> [To do]:
Repeat exactly the lines running from the first line of the data to the line containing "import * as echarts from 'echarts';", both ends included, and nothing else; drop the pictures.
>> start Data excerpt
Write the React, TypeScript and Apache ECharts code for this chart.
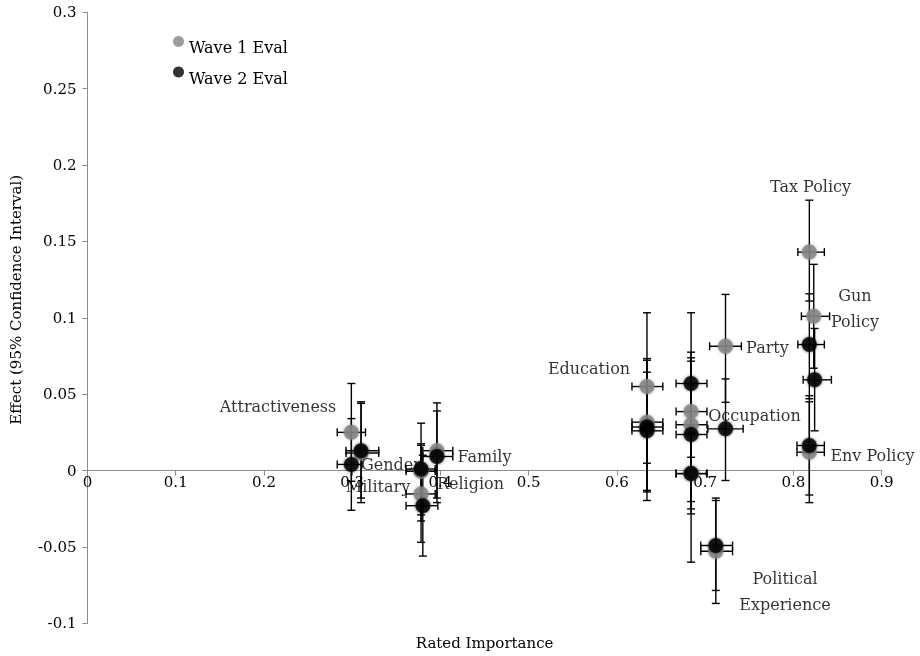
import React, { useEffect, useRef } from 'react';
import * as echarts from 'echarts';

// Wave 1 evaluations (gray)
const wave1X = [0.299, 0.310, 0.378, 0.378, 0.396, 0.634, 0.634, 0.684, 0.684, 0.684, 0.723, 0.712, 0.818, 0.823, 0.818];
const wave1Y = [0.025, 0.0115, -0.0153, -0.0005, 0.013, 0.055, 0.0317, 0.0386, 0.030, -0.002, 0.0814, -0.0528, 0.143, 0.101, 0.012];
const wave1YLow = [-0.007, -0.021, -0.047, -0.033, -0.018, 0.0048, -0.013, 0.0, -0.0203, -0.0284, 0.0447, -0.087, 0.111, 0.067, -0.021];
const wave1YHigh = [0.057, 0.045, 0.0165, 0.0175, 0.0443, 0.1033, 0.0733, 0.0775, 0.0738, 0.0245, 0.1153, -0.018, 0.177, 0.135, 0.045];
const wave1XLow = [0.283, 0.293, 0.361, 0.361, 0.380, 0.617, 0.617, 0.667, 0.667, 0.667, 0.705, 0.695, 0.805, 0.809, 0.804];
const wave1XHigh = [0.315, 0.330, 0.394, 0.394, 0.414, 0.652, 0.652, 0.702, 0.702, 0.702, 0.741, 0.731, 0.835, 0.841, 0.835];

// Wave 2 evaluations (black)
const wave2X = [0.299, 0.310, 0.380, 0.378, 0.396, 0.634, 0.634, 0.684, 0.684, 0.684, 0.723, 0.712, 0.818, 0.824, 0.818];
const wave2Y = [0.004, 0.013, -0.023, 0.001, 0.0092, 0.0285, 0.026, 0.057, 0.0236, -0.002, 0.0273, -0.0491, 0.0825, 0.0594, 0.0164];
const wave2YLow = [-0.026, -0.018, -0.056, -0.029, -0.021, -0.014, -0.0196, 0.0087, -0.0251, -0.060, -0.0065, -0.0785, 0.047, 0.026, -0.016];
const wave2YHigh = [0.034, 0.044, 0.010, 0.031, 0.039, 0.0722, 0.0644, 0.1033, 0.0716, 0.056, 0.060, -0.0196, 0.1157, 0.093, 0.049];
const wave2XLow = [0.283, 0.293, 0.361, 0.361, 0.380, 0.617, 0.617, 0.667, 0.667, 0.667, 0.703, 0.695, 0.805, 0.811, 0.804];
const wave2XHigh = [0.311, 0.330, 0.397, 0.394, 0.414, 0.652, 0.652, 0.702, 0.702, 0.702, 0.743, 0.731, 0.835, 0.843, 0.835];

// Attribute labels
const labelText = ['Attractiveness', 'Gender', 'Military', 'Religion', 'Family', 'Education', 'Occupation', 'Party', 'Political\nExperience', 'Tax Policy', 'Gun\nPolicy', 'Env Policy'];
const labelX = [0.2159, 0.3439, 0.3292, 0.434, 0.4499, 0.5683, 0.7558, 0.7705, 0.7904, 0.8193, 0.8697, 0.8895];
const labelY = [0.0417, 0.0037, -0.0107, -0.0087, 0.009, 0.0666, 0.0358, 0.0803, -0.0794, 0.1857, 0.1062, 0.0096];

const seriesNames = ['Wave 1 Eval', 'Wave 2 Eval'];
const FONT = 'DejaVu Serif';
const GRAY = '#858585';

const Y_MIN = -0.1;
const Y_MAX = 0.3;
const GRID_TOP = 12.3;
const GRID_BOTTOM = 32.7;
const HEIGHT = 656;

function rows(x: number[], y: number[], xl: number[], xh: number[], yl: number[], yh: number[]) {
  return x.map((v, i) => [v, y[i], xl[i], xh[i], yl[i], yh[i]]);
}

function errorSeries(data: number[][]) {
  return {
    type: 'custom',
    silent: true,
    z: 1,
    encode: { x: 0, y: 1 },
    renderItem: (params: any, api: any) => {
      const x = api.value(0), y = api.value(1);
      const xl = api.value(2), xh = api.value(3), yl = api.value(4), yh = api.value(5);
      const t = api.coord([x, yh]);
      const b = api.coord([x, yl]);
      const l = api.coord([xl, y]);
      const r = api.coord([xh, y]);
      const c = 4;
      const style = { stroke: '#000', lineWidth: 1.4 };
      const ln = (x1: number, y1: number, x2: number, y2: number) => ({ type: 'line', shape: { x1, y1, x2, y2 }, style });
      return {
        type: 'group',
        children: [
          ln(t[0], t[1], b[0], b[1]),
          ln(t[0] - c, t[1], t[0] + c, t[1]),
          ln(b[0] - c, b[1], b[0] + c, b[1]),
          ln(l[0], l[1], r[0], r[1]),
          ln(l[0], l[1] - c, l[0], l[1] + c),
          ln(r[0], r[1] - c, r[0], r[1] + c),
        ],
      };
    },
    data,
  };
}

export default function App() {
  const ref = useRef<HTMLDivElement>(null);
  useEffect(() => {
    if (!ref.current) return;
    const chart = echarts.init(ref.current, undefined, { renderer: 'svg' });
    const w1 = rows(wave1X, wave1Y, wave1XLow, wave1XHigh, wave1YLow, wave1YHigh);
    const w2 = rows(wave2X, wave2Y, wave2XLow, wave2XHigh, wave2YLow, wave2YHigh);
    // move the x axis up from the grid bottom to the y = 0 line
    const plotH = HEIGHT - GRID_TOP - GRID_BOTTOM;
    const zeroOffset = -((0 - Y_MIN) / (Y_MAX - Y_MIN)) * plotH;
    chart.setOption({
      animation: false,
      textStyle: { fontFamily: FONT, color: '#000' },
      grid: { left: 87.5, right: 38.3, top: GRID_TOP, bottom: GRID_BOTTOM, containLabel: false, outerBoundsMode: 'none' },
      legend: {
        orient: 'vertical',
        left: 168,
        top: 31,
        itemWidth: 11,
        itemHeight: 11,
        itemGap: 11,
        icon: 'circle',
        data: seriesNames,
        formatter: '{t|{name}}',
        textStyle: {
          fontFamily: FONT,
          fontSize: 16,
          color: '#000',
          rich: { t: { fontFamily: FONT, fontSize: 16, color: '#000', padding: [12, 0, 0, 0] } },
        },
      },
      xAxis: {
        type: 'value',
        min: 0,
        max: 0.9,
        interval: 0.1,
        offset: zeroOffset,
        name: 'Rated Importance',
        nameLocation: 'middle',
        nameGap: 165,
        nameTextStyle: { fontFamily: FONT, fontSize: 15, color: '#000' },
        axisLine: { onZero: false, lineStyle: { color: '#8c8c8c', width: 1 } },
        axisTick: { show: true, inside: false, length: 5, lineStyle: { color: '#8c8c8c' } },
        axisLabel: { fontFamily: FONT, fontSize: 15, color: '#000', margin: 4 },
        splitLine: { show: false },
      },
      yAxis: {
        type: 'value',
        min: Y_MIN,
        max: Y_MAX,
        interval: 0.05,
        name: 'Effect (95% Confidence Interval)',
        nameLocation: 'middle',
        nameGap: 64,
        nameTextStyle: { fontFamily: FONT, fontSize: 15, color: '#000', padding: [0, 0, 0, 36] },
        axisLine: { show: true, lineStyle: { color: '#8c8c8c', width: 1 } },
        axisTick: { show: true, inside: false, length: 5, lineStyle: { color: '#8c8c8c' } },
        axisLabel: { fontFamily: FONT, fontSize: 15, color: '#000', margin: 11 },
        splitLine: { show: false },
      },
      series: [
        errorSeries(w1),
        errorSeries(w2),
        {
          name: seriesNames[0],
          type: 'scatter',
          z: 2,
          symbol: 'circle',
          symbolSize: 15,
          itemStyle: { color: GRAY, shadowBlur: 3, shadowColor: 'rgba(120,120,120,0.8)' },
          data: wave1X.map((v, i) => [v, wave1Y[i]]),
        },
        {
          name: seriesNames[1],
          type: 'scatter',
          z: 3,
          symbol: 'circle',
          symbolSize: 15,
          itemStyle: { color: '#000', shadowBlur: 3, shadowColor: 'rgba(0,0,0,0.8)' },
          data: wave2X.map((v, i) => [v, wave2Y[i]]),
        },
        {
          type: 'scatter',
          z: 4,
          silent: true,
          symbolSize: 0,
          clip: false,
          label: {
            show: true,
            position: 'inside',
            formatter: (p: any) => p.data[2],
            fontFamily: FONT,
            fontSize: 16,
            color: '#000',
            lineHeight: 26,
            align: 'center',
          },
          data: labelX.map((v, i) => [v, labelY[i], labelText[i]]),
        },
      ],
    });
    return () => chart.dispose();
  }, []);
  return <div ref={ref} style={{ position: 'fixed', left: 0, top: 0, width: 920, height: 656 }} />;
}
>> end Data excerpt
> [Completed exercise]:
Write the React, TypeScript and Apache ECharts code for this chart.
import React, { useEffect, useRef } from 'react';
import * as echarts from 'echarts';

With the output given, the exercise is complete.